While Christensen said in a telephone interview today that "it's not for me to judge" how Finn might be held responsible, the former advocate suggested others in the hierarchy should ask the bishop to resign.

"Whoever is responsible within the church hierarchy needs to say to Bishop Finn, you're not going to be bishop in Kansas City," she said.

That suggestion by members of the hierarchy, Christensen said, should come about in order to help the Kansas City diocese try to heal.

"[Finn] didn’t do what should have been done, and, quite frankly, he's lost credibility with a lot of people," she said. "A lot of people no longer trust him. How are we going to heal our church in that situation? How do we heal in the diocese of Kansas City-St. Joseph?"

During the press conference, SNAP also announced a new lawsuit against Fr. Michael Tierney, a diocesan priest who has been the focus of several other lawsuits accusing him of abusing children in the 1970s. Tierney was removed from active ministry in the diocese June 2 after the independent review board met with a person accusing Tierney of abuse and found their testimony credible.

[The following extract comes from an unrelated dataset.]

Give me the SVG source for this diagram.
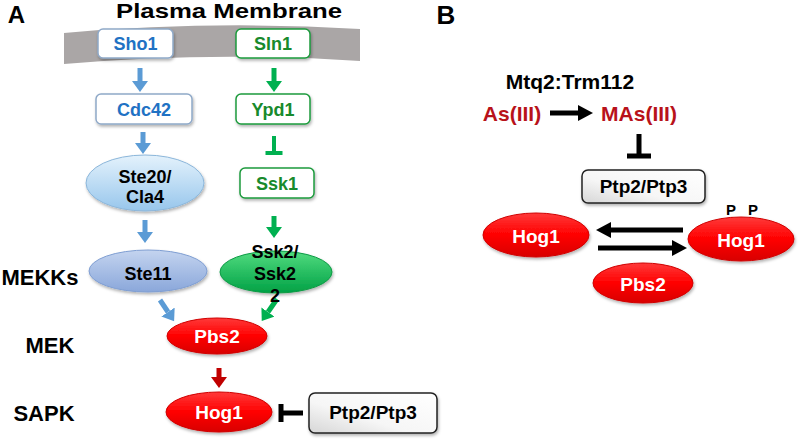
<svg xmlns="http://www.w3.org/2000/svg" width="800" height="443" viewBox="0 0 800 443">
<style>
text{font-family:"Liberation Sans",Arial,sans-serif;font-weight:bold;text-anchor:middle}
.lbl{fill:#000;font-size:22px}
.blueBox{fill:#fff;stroke:#8fa9c8;stroke-width:1.5}
.greenBox{fill:#fff;stroke:#1d9a3c;stroke-width:1.5}
.blueTxt{fill:#1f72c4;font-size:18px}
.greenTxt{fill:#188a2c;font-size:18px}
.blk{fill:#000;font-size:18px}
.wht{fill:#fff;font-size:19px}
.red{fill:url(#gRed);stroke:#d00000;stroke-width:1}
.ptp{fill:url(#gPtp);stroke:#222;stroke-width:1.5}
.redTxt{fill:#b8121a;font-size:21px}
.blueArr{stroke:#5b9bd5;stroke-width:5;fill:none}
.greenArr{stroke:#00b050;stroke-width:5;fill:none}
.redArr{stroke:#c00000;stroke-width:5;fill:none}
.blackArr{stroke:#000;stroke-width:5;fill:none}
.greenT{stroke:#00b050;stroke-width:4;fill:none}
.blackT{stroke:#000;stroke-width:5;fill:none}
</style>
<defs>
<linearGradient id="gRed" x1="0" y1="0" x2="0" y2="1">
<stop offset="0" stop-color="#ff3a3a"/><stop offset="0.5" stop-color="#ff0000"/><stop offset="1" stop-color="#d80000"/>
</linearGradient>
<linearGradient id="gSte20" x1="0" y1="0" x2="0" y2="1">
<stop offset="0" stop-color="#e4f2fc"/><stop offset="1" stop-color="#97c6ec"/>
</linearGradient>
<linearGradient id="gSte11" x1="0" y1="0" x2="0" y2="1">
<stop offset="0" stop-color="#c4d4ef"/><stop offset="1" stop-color="#8aa7da"/>
</linearGradient>
<linearGradient id="gSsk2" x1="0" y1="0" x2="0" y2="1">
<stop offset="0" stop-color="#52dc80"/><stop offset="1" stop-color="#00a145"/>
</linearGradient>
<linearGradient id="gPtp" x1="1" y1="0" x2="0" y2="1">
<stop offset="0" stop-color="#ffffff"/><stop offset="0.6" stop-color="#f6f6f6"/><stop offset="1" stop-color="#d6d6d6"/>
</linearGradient>
<filter id="sh" x="-20%" y="-20%" width="140%" height="150%">
<feDropShadow dx="1" dy="2" stdDeviation="1.5" flood-color="#000" flood-opacity="0.3"/>
</filter>
<marker id="hBlue" markerUnits="userSpaceOnUse" markerWidth="12" markerHeight="16" refX="0" refY="8" orient="auto"><path d="M0,0 L11,8 L0,16 z" fill="#5b9bd5"/></marker>
<marker id="hGreen" markerUnits="userSpaceOnUse" markerWidth="12" markerHeight="16" refX="0" refY="8" orient="auto"><path d="M0,0 L11,8 L0,16 z" fill="#00b050"/></marker>
<marker id="hRed" markerUnits="userSpaceOnUse" markerWidth="12" markerHeight="16" refX="0" refY="8" orient="auto"><path d="M0,0 L11,8 L0,16 z" fill="#c00000"/></marker>
<marker id="hBlack" markerUnits="userSpaceOnUse" markerWidth="16" markerHeight="18" refX="0" refY="8" orient="auto"><path d="M0,0 L15,8 L0,16 z" fill="#000"/></marker>
</defs>
<rect width="800" height="443" fill="#fff"/>

<!-- Panel labels -->
<text x="16.5" y="23" style="font-size:24px">A</text>
<text x="446" y="24" style="font-size:26px">B</text>
<text x="229" y="18" style="font-size:21px" textLength="226" lengthAdjust="spacingAndGlyphs">Plasma Membrane</text>

<!-- membrane -->
<path id="membrane" d="M64,33 Q212,20 360,29 L360,61 Q212,51 64,64 Z" fill="#aaa6a6"/>

<text class="lbl" x="40" y="285">MEKKs</text>
<text class="lbl" x="50" y="353">MEK</text>
<text class="lbl" x="44" y="421">SAPK</text>

<g id="connectors">
<line class="blueArr" x1="140" y1="68" x2="140" y2="81" marker-end="url(#hBlue)"/>
<line class="greenArr" x1="274" y1="68" x2="274" y2="81" marker-end="url(#hGreen)"/>
<line class="blueArr" x1="143" y1="132" x2="143" y2="143" marker-end="url(#hBlue)"/>
<path class="greenT" d="M274,136 V153 M265.5,153 H282.5"/>
<line class="blueArr" x1="145" y1="220" x2="145" y2="232" marker-end="url(#hBlue)"/>
<line class="greenArr" x1="274" y1="216" x2="274" y2="227" marker-end="url(#hGreen)"/>
<line class="blueArr" x1="160" y1="300" x2="168" y2="312" marker-end="url(#hBlue)"/>
<line class="greenArr" x1="277" y1="299" x2="268" y2="312" marker-end="url(#hGreen)"/>
<line class="redArr" x1="219" y1="368" x2="219" y2="377" marker-end="url(#hRed)"/>
<path class="blackT" d="M303,413 H281 M281,404 V422"/>
<line class="blackArr" x1="550" y1="113" x2="578" y2="113" marker-end="url(#hBlack)"/>
<path class="blackT" d="M639,134 V156 M627,156 H651"/>
<line class="blackArr" x1="683" y1="230" x2="611" y2="230" marker-end="url(#hBlack)"/>
<line class="blackArr" x1="598" y1="248" x2="672" y2="248" marker-end="url(#hBlack)"/>
</g>

<g id="Sho1"><rect class="blueBox" x="98" y="29" width="75" height="29" rx="5" filter="url(#sh)"/><text class="blueTxt" x="135.5" y="50">Sho1</text></g>
<g id="Sln1"><rect class="greenBox" x="236" y="29" width="74" height="29" rx="5" filter="url(#sh)"/><text class="greenTxt" x="273" y="50">Sln1</text></g>
<g id="Cdc42"><rect class="blueBox" x="96" y="94" width="96" height="30" rx="5" filter="url(#sh)"/><text class="blueTxt" x="144" y="116">Cdc42</text></g>
<g id="Ypd1"><rect class="greenBox" x="236" y="94" width="74" height="30" rx="5" filter="url(#sh)"/><text class="greenTxt" x="273" y="116">Ypd1</text></g>
<g id="Ssk1"><rect class="greenBox" x="240" y="168" width="74" height="30" rx="5" filter="url(#sh)"/><text class="greenTxt" x="277" y="190">Ssk1</text></g>
<g id="Ste20"><ellipse cx="145" cy="183" rx="59" ry="28" fill="url(#gSte20)" stroke="#8bb6da" filter="url(#sh)"/><text class="blk" x="145" y="183">Ste20/</text><text class="blk" x="145" y="203">Cla4</text></g>
<g id="Ste11"><ellipse cx="148" cy="271" rx="59" ry="21" fill="url(#gSte11)" stroke="#7f9ed2" filter="url(#sh)"/><text class="blk" x="148" y="280">Ste11</text></g>
<g id="Ssk2"><ellipse cx="276" cy="272" rx="56" ry="21" fill="url(#gSsk2)" stroke="#0a9a44" filter="url(#sh)"/><text class="blk" x="275" y="258">Ssk2/</text><text class="blk" x="275" y="280">Ssk2</text><text class="blk" x="275" y="302">2</text></g>
<g id="Pbs2A"><ellipse class="red" cx="217" cy="336" rx="50" ry="18" filter="url(#sh)"/><text class="wht" x="217" y="343">Pbs2</text></g>
<g id="Hog1A"><ellipse class="red" cx="219" cy="412" rx="53" ry="20" filter="url(#sh)"/><text class="wht" x="219" y="419">Hog1</text></g>
<g id="PtpA"><rect class="ptp" x="309" y="393" width="128" height="40" rx="6" filter="url(#sh)"/><text class="blk" x="373" y="419" style="font-size:19px">Ptp2/Ptp3</text></g>

<!-- Panel B -->
<g id="Mtq2"><text x="570" y="89" style="font-size:21px;fill:#000">Mtq2:Trm112</text></g>
<g id="AsIII"><text class="redTxt" x="512" y="121">As(III)</text></g>
<g id="MAsIII"><text class="redTxt" x="639" y="121">MAs(III)</text></g>
<g id="PtpB"><rect class="ptp" x="582" y="170" width="123" height="33" rx="6" filter="url(#sh)"/><text class="blk" x="643.5" y="193" style="font-size:19px">Ptp2/Ptp3</text></g>
<g id="Hog1B1"><ellipse class="red" cx="536" cy="235" rx="53" ry="22" filter="url(#sh)"/><text class="wht" x="536" y="243">Hog1</text></g>
<g id="Hog1B2"><ellipse class="red" cx="741" cy="239" rx="53" ry="22" filter="url(#sh)"/><text class="wht" x="741" y="247">Hog1</text><text x="731" y="215" style="font-size:15px;fill:#000">P</text><text x="753" y="215" style="font-size:15px;fill:#000">P</text></g>
<g id="Pbs2B"><ellipse class="red" cx="643" cy="283" rx="50" ry="20" filter="url(#sh)"/><text class="wht" x="643" y="291">Pbs2</text></g>
</svg>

The diocesan spokesperson, Rebecca Summers, said she did not have any immediate comment on Christensen's remarks as the diocese had not been made aware of the press conference or the new suit against Tierney.

SNAP, Summers said, often does not inform the diocese of its press conferences and the diocese "usually doesn't know anything about what the specifics are until someone brings us the suit or let's us know what is going on."

At the press conference, Christensen said she also felt compelled to speak because her experience working as the diocesan advocate gave her a sense of the "anguish caused by abuse." During her time at the diocese under retired Bishop Raymond Boland, who was replaced by Finn in 2005, Christensen said she heard the stories of some 40 victims of abuse.

"I speak because I cannot remain silent but must speak in support of the victim survivors of abuse, for their families and especially for those who are unable or too afraid to speak themselves," she said.

"I urge others to speak out too because we must speak and act for the protection of all children -- so that no more children ever suffer abuse at the hands of the clergy."

After leaving her role as the victims' advocate for the diocese, Christensen continued to serve in the diocesan peace and justice office until 2006.

The charges against the diocese and Finn came from Jackson County, Mo., where the diocesan chancery is located. Ratigan is in jail on charges filed in neighboring Clay County, Mo., where his last parish is located.

Media reports have indicated that a grand jury in that Clay County is also investigating the diocese's response in the case, and has heard testimony from Finn and vicar general Msgr. Robert Murphy.

A federal grand jury charged Ratigan in August with 13 counts of production, attempted production and possession of child pornography.

No matter what happens next in the diocese, Christensen said in the interview her focus is on why the appropriate diocesan procedures for reporting abuse were not followed, and whether children could have been put in danger.

The fact that the advocate, the response team, and the review board were not notified, she said, "is a travesty."

"They were there. There's no reason for those children to have been put at risk."